Start of Data for the task

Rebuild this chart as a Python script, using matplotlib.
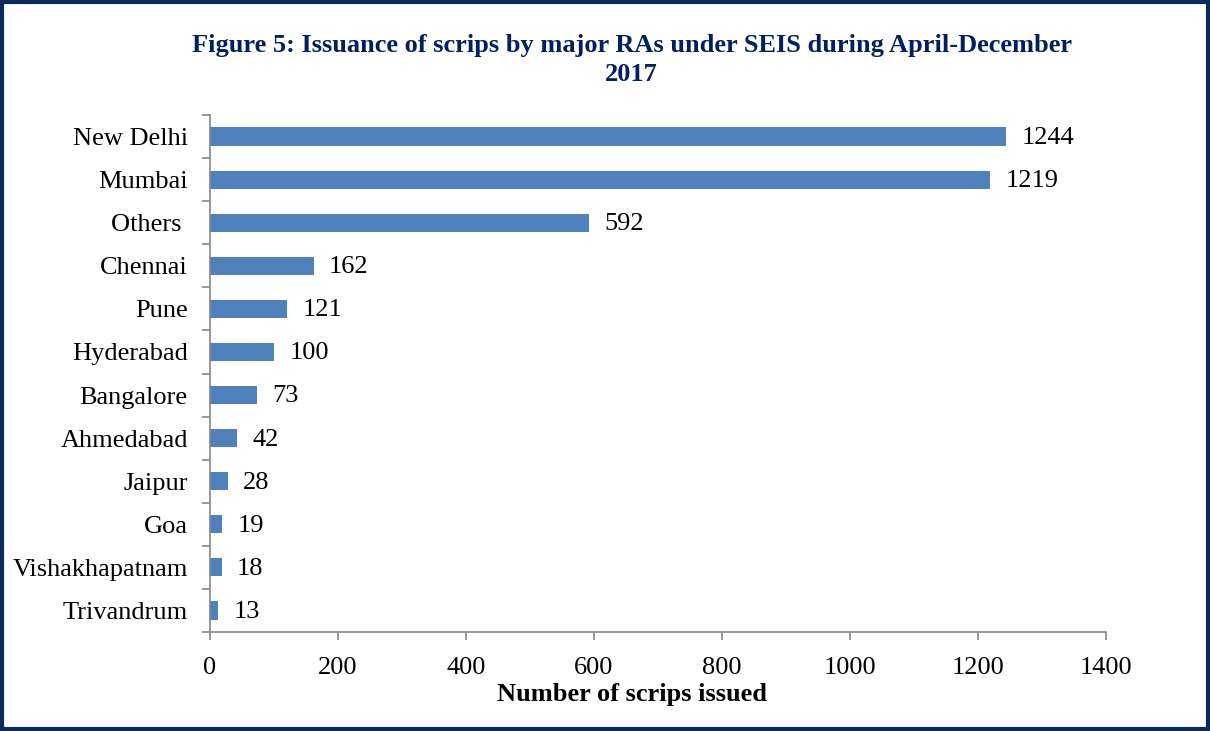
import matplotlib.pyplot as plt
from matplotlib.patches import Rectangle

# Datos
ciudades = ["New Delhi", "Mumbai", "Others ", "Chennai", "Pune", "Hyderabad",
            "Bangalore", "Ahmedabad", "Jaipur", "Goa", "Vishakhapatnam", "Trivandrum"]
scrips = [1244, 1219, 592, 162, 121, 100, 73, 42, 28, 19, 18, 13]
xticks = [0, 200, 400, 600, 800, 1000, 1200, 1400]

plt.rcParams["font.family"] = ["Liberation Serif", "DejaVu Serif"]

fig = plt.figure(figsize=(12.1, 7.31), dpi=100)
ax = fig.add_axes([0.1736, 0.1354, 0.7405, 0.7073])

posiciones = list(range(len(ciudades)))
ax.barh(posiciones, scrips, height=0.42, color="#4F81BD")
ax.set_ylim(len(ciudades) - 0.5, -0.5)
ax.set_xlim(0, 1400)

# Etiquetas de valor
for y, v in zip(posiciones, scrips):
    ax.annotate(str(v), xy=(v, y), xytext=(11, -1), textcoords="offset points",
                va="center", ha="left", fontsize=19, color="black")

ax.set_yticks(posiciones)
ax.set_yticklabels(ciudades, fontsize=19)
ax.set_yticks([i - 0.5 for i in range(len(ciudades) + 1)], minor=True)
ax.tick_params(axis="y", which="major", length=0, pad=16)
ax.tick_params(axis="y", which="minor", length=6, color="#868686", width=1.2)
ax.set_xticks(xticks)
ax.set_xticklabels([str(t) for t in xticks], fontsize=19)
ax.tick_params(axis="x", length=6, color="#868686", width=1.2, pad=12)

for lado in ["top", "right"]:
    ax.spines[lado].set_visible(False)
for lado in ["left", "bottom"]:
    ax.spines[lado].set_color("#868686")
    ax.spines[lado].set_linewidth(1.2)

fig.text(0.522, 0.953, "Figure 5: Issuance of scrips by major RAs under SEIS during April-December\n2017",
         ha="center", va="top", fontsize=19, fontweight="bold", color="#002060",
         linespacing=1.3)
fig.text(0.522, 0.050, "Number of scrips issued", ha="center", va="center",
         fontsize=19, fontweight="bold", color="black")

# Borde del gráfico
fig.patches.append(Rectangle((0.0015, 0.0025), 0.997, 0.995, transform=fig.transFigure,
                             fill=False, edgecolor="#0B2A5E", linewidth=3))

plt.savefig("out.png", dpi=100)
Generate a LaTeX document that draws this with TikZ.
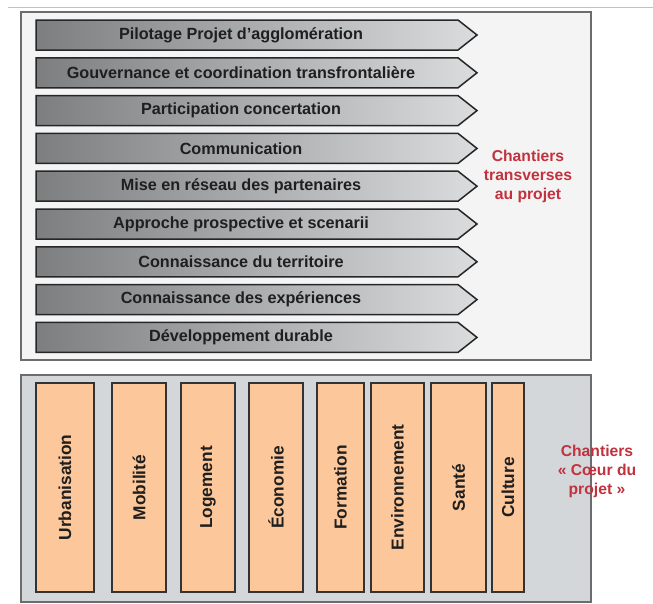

End of Data for the task

Look through the records and gather every line containing "matplotlib".

Rebuild this chart as a Python script, using matplotlib.
import matplotlib.pyplot as plt
from matplotlib.patches import Rectangle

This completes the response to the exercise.